- _Directions for this task_
Skip the pictures, please, and write out exactly the lines from the opening of the data through the line containing "0.5, 0.5, 0.5]".

- _Material provided_
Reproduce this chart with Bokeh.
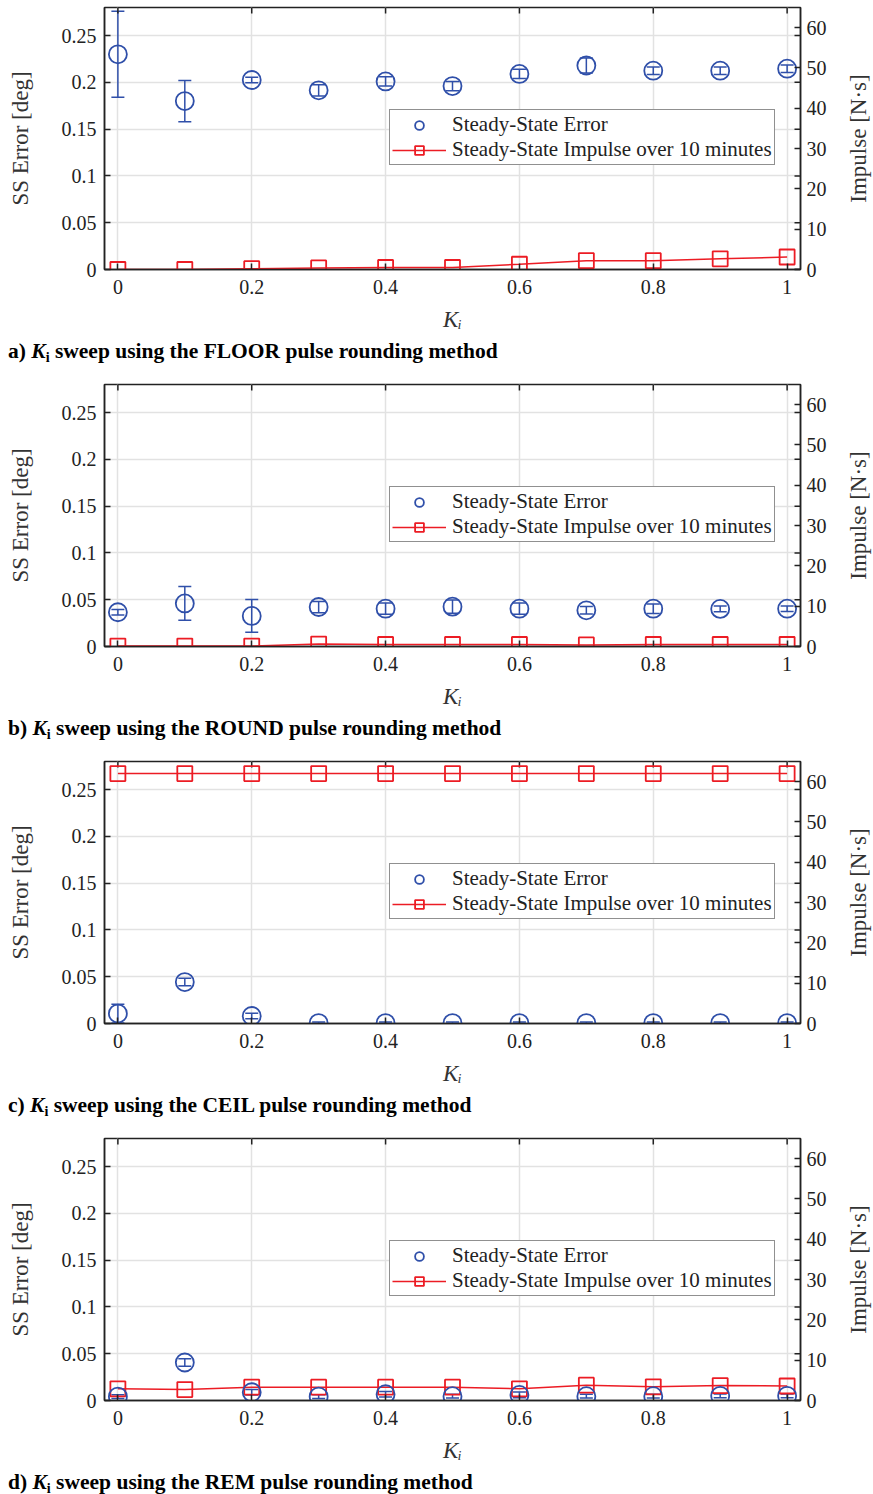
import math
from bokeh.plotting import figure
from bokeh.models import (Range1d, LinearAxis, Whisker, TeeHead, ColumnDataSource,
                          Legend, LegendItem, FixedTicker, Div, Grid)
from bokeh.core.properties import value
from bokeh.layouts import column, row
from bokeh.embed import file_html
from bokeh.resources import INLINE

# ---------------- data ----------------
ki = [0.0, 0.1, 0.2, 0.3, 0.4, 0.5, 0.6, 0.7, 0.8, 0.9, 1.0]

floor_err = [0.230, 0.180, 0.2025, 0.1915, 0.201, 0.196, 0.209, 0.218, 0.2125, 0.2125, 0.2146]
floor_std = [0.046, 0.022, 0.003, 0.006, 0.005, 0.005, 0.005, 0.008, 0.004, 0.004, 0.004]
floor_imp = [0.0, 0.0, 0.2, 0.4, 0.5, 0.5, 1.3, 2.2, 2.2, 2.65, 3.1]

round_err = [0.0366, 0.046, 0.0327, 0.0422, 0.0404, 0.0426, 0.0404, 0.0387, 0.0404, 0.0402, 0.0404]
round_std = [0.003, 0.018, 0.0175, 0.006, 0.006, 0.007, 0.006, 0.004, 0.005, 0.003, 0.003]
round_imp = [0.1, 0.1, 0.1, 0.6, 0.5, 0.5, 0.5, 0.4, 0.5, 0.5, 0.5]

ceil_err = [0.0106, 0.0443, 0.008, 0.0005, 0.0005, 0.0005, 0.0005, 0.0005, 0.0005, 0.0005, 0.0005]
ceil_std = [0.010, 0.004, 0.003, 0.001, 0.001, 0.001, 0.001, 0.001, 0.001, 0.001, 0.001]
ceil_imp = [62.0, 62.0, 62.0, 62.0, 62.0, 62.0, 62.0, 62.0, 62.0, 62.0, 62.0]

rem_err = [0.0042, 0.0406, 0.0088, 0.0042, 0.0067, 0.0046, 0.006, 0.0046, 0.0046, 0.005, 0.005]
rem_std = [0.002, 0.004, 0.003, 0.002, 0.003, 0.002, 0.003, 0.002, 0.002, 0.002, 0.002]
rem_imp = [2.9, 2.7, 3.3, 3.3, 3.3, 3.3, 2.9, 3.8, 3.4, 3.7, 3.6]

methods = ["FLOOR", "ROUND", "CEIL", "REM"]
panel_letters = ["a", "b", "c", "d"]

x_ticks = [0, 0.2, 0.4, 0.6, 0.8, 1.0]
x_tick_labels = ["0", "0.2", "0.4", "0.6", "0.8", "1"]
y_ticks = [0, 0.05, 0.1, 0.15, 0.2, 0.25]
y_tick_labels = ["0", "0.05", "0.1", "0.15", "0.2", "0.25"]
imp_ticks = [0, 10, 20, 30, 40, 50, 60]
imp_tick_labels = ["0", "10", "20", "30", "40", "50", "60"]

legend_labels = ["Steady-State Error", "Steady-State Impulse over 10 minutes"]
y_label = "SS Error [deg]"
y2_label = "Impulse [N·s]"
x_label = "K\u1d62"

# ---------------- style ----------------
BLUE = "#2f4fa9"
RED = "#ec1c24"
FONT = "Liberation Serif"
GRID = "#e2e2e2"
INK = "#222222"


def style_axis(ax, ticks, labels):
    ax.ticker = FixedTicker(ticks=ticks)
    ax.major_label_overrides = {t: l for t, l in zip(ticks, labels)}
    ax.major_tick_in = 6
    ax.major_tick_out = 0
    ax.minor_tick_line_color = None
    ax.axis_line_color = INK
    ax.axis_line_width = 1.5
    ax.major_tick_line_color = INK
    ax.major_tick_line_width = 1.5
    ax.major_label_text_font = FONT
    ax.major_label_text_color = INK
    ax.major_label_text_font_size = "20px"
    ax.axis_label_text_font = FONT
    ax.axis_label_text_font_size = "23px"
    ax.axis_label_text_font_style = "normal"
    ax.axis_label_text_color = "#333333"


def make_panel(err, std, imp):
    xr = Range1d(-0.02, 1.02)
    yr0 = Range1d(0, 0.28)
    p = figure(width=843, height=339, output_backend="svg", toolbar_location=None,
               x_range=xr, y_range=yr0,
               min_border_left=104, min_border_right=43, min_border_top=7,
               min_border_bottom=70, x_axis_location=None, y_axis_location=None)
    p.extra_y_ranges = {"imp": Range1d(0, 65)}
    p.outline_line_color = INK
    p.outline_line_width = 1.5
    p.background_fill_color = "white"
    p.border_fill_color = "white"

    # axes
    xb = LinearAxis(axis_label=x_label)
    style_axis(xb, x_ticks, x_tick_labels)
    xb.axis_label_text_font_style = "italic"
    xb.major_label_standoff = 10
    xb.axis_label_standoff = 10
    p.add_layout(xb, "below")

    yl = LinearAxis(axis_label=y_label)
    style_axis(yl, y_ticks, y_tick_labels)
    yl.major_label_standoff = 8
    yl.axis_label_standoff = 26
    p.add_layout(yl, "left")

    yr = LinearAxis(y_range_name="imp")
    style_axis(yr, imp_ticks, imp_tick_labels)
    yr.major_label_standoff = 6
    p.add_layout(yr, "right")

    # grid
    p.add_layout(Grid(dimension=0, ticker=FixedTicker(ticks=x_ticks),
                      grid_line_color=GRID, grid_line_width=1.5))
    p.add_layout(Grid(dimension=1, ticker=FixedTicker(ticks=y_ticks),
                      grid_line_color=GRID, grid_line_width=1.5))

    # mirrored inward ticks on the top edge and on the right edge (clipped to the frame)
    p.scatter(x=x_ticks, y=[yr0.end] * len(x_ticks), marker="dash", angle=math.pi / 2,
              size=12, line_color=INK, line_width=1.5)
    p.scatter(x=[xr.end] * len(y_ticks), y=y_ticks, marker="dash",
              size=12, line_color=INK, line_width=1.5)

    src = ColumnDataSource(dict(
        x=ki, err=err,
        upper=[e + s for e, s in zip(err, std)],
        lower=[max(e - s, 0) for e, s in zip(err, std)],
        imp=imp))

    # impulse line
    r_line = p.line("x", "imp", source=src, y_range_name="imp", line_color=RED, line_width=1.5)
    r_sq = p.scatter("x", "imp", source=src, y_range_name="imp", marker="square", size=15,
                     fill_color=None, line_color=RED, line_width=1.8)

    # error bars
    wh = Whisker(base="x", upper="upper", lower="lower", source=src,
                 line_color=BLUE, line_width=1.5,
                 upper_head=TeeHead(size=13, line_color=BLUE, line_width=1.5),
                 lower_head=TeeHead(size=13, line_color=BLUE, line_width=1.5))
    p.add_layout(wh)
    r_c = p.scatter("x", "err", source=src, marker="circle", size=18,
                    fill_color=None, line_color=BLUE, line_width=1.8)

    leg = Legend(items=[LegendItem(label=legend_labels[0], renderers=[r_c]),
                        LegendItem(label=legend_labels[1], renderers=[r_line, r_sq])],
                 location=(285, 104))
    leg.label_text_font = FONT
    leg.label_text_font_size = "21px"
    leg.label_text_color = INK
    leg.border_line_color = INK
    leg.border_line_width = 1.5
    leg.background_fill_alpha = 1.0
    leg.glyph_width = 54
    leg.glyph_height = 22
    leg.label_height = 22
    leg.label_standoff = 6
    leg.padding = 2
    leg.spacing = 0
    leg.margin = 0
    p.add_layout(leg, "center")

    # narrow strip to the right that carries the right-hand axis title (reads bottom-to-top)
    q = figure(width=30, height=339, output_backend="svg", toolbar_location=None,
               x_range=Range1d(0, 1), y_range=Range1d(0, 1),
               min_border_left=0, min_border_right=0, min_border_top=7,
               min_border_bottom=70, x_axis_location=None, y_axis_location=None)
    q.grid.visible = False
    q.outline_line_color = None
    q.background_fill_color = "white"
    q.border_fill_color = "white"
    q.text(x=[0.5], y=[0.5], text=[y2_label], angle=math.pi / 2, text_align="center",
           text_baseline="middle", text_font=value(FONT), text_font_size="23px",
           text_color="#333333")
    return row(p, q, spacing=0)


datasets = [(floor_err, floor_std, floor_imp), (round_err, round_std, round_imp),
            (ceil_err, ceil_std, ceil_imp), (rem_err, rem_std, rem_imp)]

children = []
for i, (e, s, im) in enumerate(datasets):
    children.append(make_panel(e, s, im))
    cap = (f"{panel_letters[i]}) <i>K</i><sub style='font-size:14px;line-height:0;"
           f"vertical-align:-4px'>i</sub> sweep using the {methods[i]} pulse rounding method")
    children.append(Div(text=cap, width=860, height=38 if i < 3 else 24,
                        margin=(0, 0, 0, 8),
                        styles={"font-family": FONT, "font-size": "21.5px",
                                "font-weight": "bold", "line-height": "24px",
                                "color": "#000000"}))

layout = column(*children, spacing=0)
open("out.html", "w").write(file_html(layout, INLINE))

- _Answer to this exercise_
Reproduce this chart with Bokeh.
import math
from bokeh.plotting import figure
from bokeh.models import (Range1d, LinearAxis, Whisker, TeeHead, ColumnDataSource,
                          Legend, LegendItem, FixedTicker, Div, Grid)
from bokeh.core.properties import value
from bokeh.layouts import column, row
from bokeh.embed import file_html
from bokeh.resources import INLINE

# ---------------- data ----------------
ki = [0.0, 0.1, 0.2, 0.3, 0.4, 0.5, 0.6, 0.7, 0.8, 0.9, 1.0]

floor_err = [0.230, 0.180, 0.2025, 0.1915, 0.201, 0.196, 0.209, 0.218, 0.2125, 0.2125, 0.2146]
floor_std = [0.046, 0.022, 0.003, 0.006, 0.005, 0.005, 0.005, 0.008, 0.004, 0.004, 0.004]
floor_imp = [0.0, 0.0, 0.2, 0.4, 0.5, 0.5, 1.3, 2.2, 2.2, 2.65, 3.1]

round_err = [0.0366, 0.046, 0.0327, 0.0422, 0.0404, 0.0426, 0.0404, 0.0387, 0.0404, 0.0402, 0.0404]
round_std = [0.003, 0.018, 0.0175, 0.006, 0.006, 0.007, 0.006, 0.004, 0.005, 0.003, 0.003]
round_imp = [0.1, 0.1, 0.1, 0.6, 0.5, 0.5, 0.5, 0.4, 0.5, 0.5, 0.5]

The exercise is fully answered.